De ce constat, on comprend aisément que les espaces culturels au Mali en générale, et plus particulièrement à Bamako soient pratiquement à l’arrêt. Pour qui connait Bamako, la capitale malienne, c’est une ville hautement culturelle avec des espaces qui proposent régulièrement des spectacles et autres productions culturelles. Il ya l’Institut Français qui est l’une des vitrines culturelles de Bamako avec sa très riche programmation ; officiellement, elle est fermée pour travaux, mais avec l’intervention de l’Armée Française, on comprend mieux que c’est pour des mesures de prudence. Le Blomba, autre centre névralgique de la culture à Bamako avait, indépendant de cette crise, fermé ses portes pour raison de rupture de contrat avec le propriétaire du local.
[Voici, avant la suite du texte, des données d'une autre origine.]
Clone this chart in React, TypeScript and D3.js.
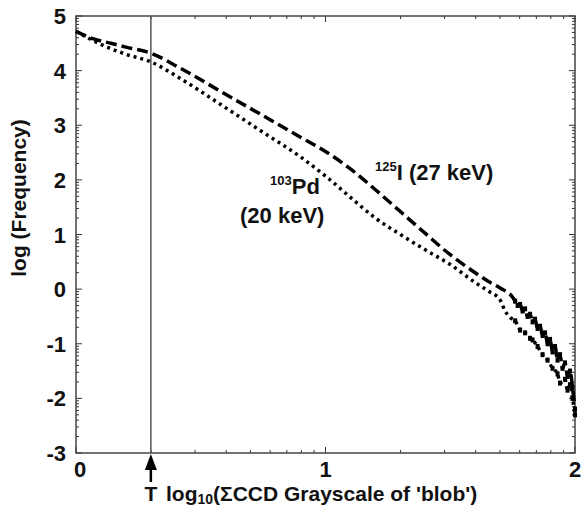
import React from "react";
import * as d3 from "d3";

const iodineX = [0, 0.07, 0.14, 0.2, 0.3, 0.42, 0.58, 0.74, 0.9, 1.0, 1.1, 1.2, 1.3, 1.4, 1.5, 1.6, 1.65, 1.7, 1.75,
  1.76, 1.77, 1.78, 1.79, 1.8, 1.81, 1.82, 1.83, 1.84, 1.85, 1.86, 1.87, 1.88, 1.89, 1.9, 1.91, 1.92, 1.93, 1.94, 1.95, 1.96, 1.97, 1.98, 1.99, 2.0];
const iodineY = [4.72, 4.58, 4.5, 4.43, 4.32, 4.04, 3.62, 3.2, 2.78, 2.52, 2.2, 1.82, 1.42, 1.02, 0.63, 0.3, 0.15, 0.02, -0.15,
  -0.22, -0.3, -0.28, -0.4, -0.36, -0.5, -0.46, -0.6, -0.55, -0.72, -0.68, -0.85, -0.8, -1.0, -0.92, -1.15, -1.05, -1.3, -1.2, -1.45, -1.35, -1.6, -1.5, -1.8, -2.2];

const palladiumX = [0, 0.1, 0.2, 0.3, 0.42, 0.58, 0.74, 0.9, 1.0, 1.1, 1.2, 1.3, 1.4, 1.5, 1.6, 1.65, 1.7,
  1.72, 1.74, 1.76, 1.78, 1.8, 1.82, 1.83, 1.85, 1.87, 1.89, 1.91, 1.93, 1.94, 1.96, 1.97, 1.98, 1.99, 2.0];
const palladiumY = [4.72, 4.48, 4.3, 4.16, 3.85, 3.38, 2.9, 2.42, 2.07, 1.68, 1.3, 1.0, 0.72, 0.45, 0.12, -0.03, -0.2,
  -0.4, -0.52, -0.58, -0.75, -0.8, -0.9, -0.93, -1.05, -1.2, -1.3, -1.45, -1.55, -1.72, -1.65, -1.85, -1.75, -2.0, -2.3];

const xMajor = [0, 1, 2];
const yMajor = [5, 4, 3, 2, 1, 0, -1, -2, -3];
const thresholdX = 0.3;
const tailStart = 1.76;

const W = 584, H = 506;
const left = 76, right = 575, top = 16, bottom = 453;
const FONT = "'Liberation Sans', Arial, sans-serif";

export default function App() {
  const x = d3.scaleLinear().domain([0, 2]).range([left, right]);
  const y = d3.scaleLinear().domain([-3, 5]).range([bottom, top]);

  const minorX: number[] = [];
  for (let d = 0; d < 2; d++) for (let m = 2; m <= 9; m++) minorX.push(d + Math.log10(m));
  const minorY: number[] = [];
  for (let d = -3; d < 5; d++) for (let m = 2; m <= 9; m++) minorY.push(d + Math.log10(m));

  const line = d3.line<[number, number]>().x(d => x(d[0])).y(d => y(d[1])).curve(d3.curveMonotoneX);
  const iData = iodineX.map((v, i) => [v, iodineY[i]] as [number, number]);
  const pData = palladiumX.map((v, i) => [v, palladiumY[i]] as [number, number]);
  const tail = [...iData, ...pData].filter(d => d[0] >= tailStart);

  const tx = x(thresholdX);

  return (
    <svg width={W} height={H} style={{ position: "absolute", left: 0, top: 0, background: "#fff" }}>
      <rect x={0} y={0} width={W} height={H} fill="#fff" />
      {minorX.map((v, i) => (
        <g key={"mx" + i} stroke="#333" strokeWidth={1}>
          <line x1={x(v)} x2={x(v)} y1={bottom} y2={bottom - 3} />
          <line x1={x(v)} x2={x(v)} y1={top} y2={top + 3} />
        </g>
      ))}
      {minorY.map((v, i) => (
        <g key={"my" + i} stroke="#333" strokeWidth={1}>
          <line x1={left} x2={left + 3} y1={y(v)} y2={y(v)} />
          <line x1={right} x2={right - 3} y1={y(v)} y2={y(v)} />
        </g>
      ))}
      {xMajor.map((v) => (
        <g key={"Mx" + v} stroke="#333" strokeWidth={1}>
          <line x1={x(v)} x2={x(v)} y1={bottom} y2={bottom - 6} />
          <line x1={x(v)} x2={x(v)} y1={top} y2={top + 6} />
        </g>
      ))}
      {yMajor.map((v) => (
        <g key={"My" + v} stroke="#333" strokeWidth={1}>
          <line x1={left} x2={left + 6} y1={y(v)} y2={y(v)} />
          <line x1={right} x2={right - 6} y1={y(v)} y2={y(v)} />
        </g>
      ))}
      <rect x={left} y={top} width={right - left} height={bottom - top} fill="none" stroke="#444" strokeWidth={1.5} />
      <line x1={tx} x2={tx} y1={top} y2={bottom} stroke="#555" strokeWidth={1.5} />
      <path d={line(iData) || ""} fill="none" stroke="#000" strokeWidth={3.5} strokeDasharray="11,5" />
      <path d={line(pData) || ""} fill="none" stroke="#000" strokeWidth={3.5} strokeDasharray="3,4" />
      {tail.map((d, i) => (
        <rect key={"t" + i} x={x(d[0]) - 2} y={y(d[1]) - 2.5} width={4} height={5} fill="#000" />
      ))}
      {yMajor.map((v) => (
        <text key={"yl" + v} x={66} y={y(v) + 8} textAnchor="end" fontFamily={FONT} fontWeight="bold" fontSize={22} fill="#111">
          {v}
        </text>
      ))}
      {xMajor.map((v) => (
        <text key={"xl" + v} x={x(v) + (v === 0 ? 4 : 0)} y={477} textAnchor="middle" fontFamily={FONT} fontWeight="bold" fontSize={22} fill="#111">
          {v}
        </text>
      ))}
      <line x1={tx} x2={tx} y1={465} y2={482} stroke="#000" strokeWidth={2.5} />
      <path d={`M${tx},${bottom + 1} L${tx - 6},${bottom + 17} L${tx + 6},${bottom + 17} Z`} fill="#000" />
      <text x={tx} y={501} textAnchor="middle" fontFamily={FONT} fontWeight="bold" fontSize={21} fill="#111">T</text>
      <text x={166} y={501} fontFamily={FONT} fontWeight="bold" fontSize={21} fill="#111">
        log<tspan fontSize={14} dy={3}>10</tspan><tspan dy={-3}>(ΣCCD Grayscale of 'blob')</tspan>
      </text>
      <text transform={`translate(26,198) rotate(-90)`} textAnchor="middle" fontFamily={FONT} fontWeight="bold" fontSize={21} fill="#111">
        log (Frequency)
      </text>
      <text x={375} y={180} fontFamily={FONT} fontWeight="bold" fontSize={22} fill="#111">
        <tspan fontSize={13} dy={-9}>125</tspan><tspan dy={9}>I (27 keV)</tspan>
      </text>
      <text x={270} y={194} fontFamily={FONT} fontWeight="bold" fontSize={22} fill="#111">
        <tspan fontSize={13} dy={-9}>103</tspan><tspan dy={9}>Pd</tspan>
      </text>
      <text x={240} y={223} fontFamily={FONT} fontWeight="bold" fontSize={22} fill="#111">(20 keV)</text>
    </svg>
  );
}
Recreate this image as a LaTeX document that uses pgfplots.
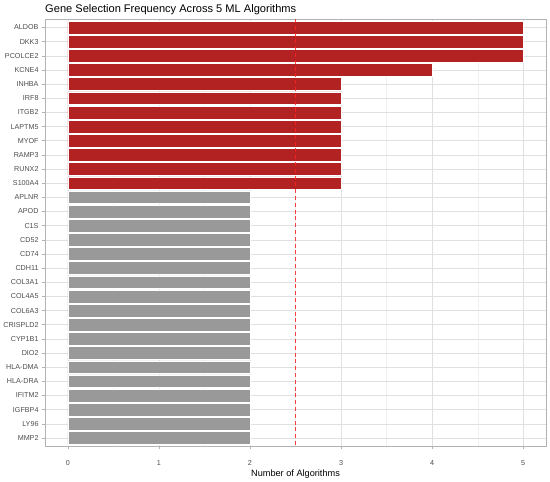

Cependant, le prometteur de cet espace, -dont je tiens à rendre un grand hommage pour sa contribution à la revigoration surtout du théâtre malien qui était à l’agonie-, promettait il y a quelques mois l’ouverture d’un nouvel espace pour la reprise de ces activités. Là aussi, sans doute retarder par la crise. Autre espace, autre constat de tristesse, le Palais de la culture Amadou Hampathé Bah, qui voit se produire la presque totalité de la scène musicale malienne semble aujourd’hui endeuillée car plus de concerts ne s’y organisent. Pour nous autres mélomanes, vous imaginez le calvaire que nous traversons ; et déjà, je vous assure qu’il nous manque ces soirées ou des orchestres d’infortunes se produisent dans les bars et autres espaces culturels. Pour comprendre comment vie Bamako en temps normal, je vous renvoi à mon billet : Bamako, une ville musicale sur https://michouthe.mondoblog.org
Je termine en souhaitant vivement la paix pour que revive le Mali culturel.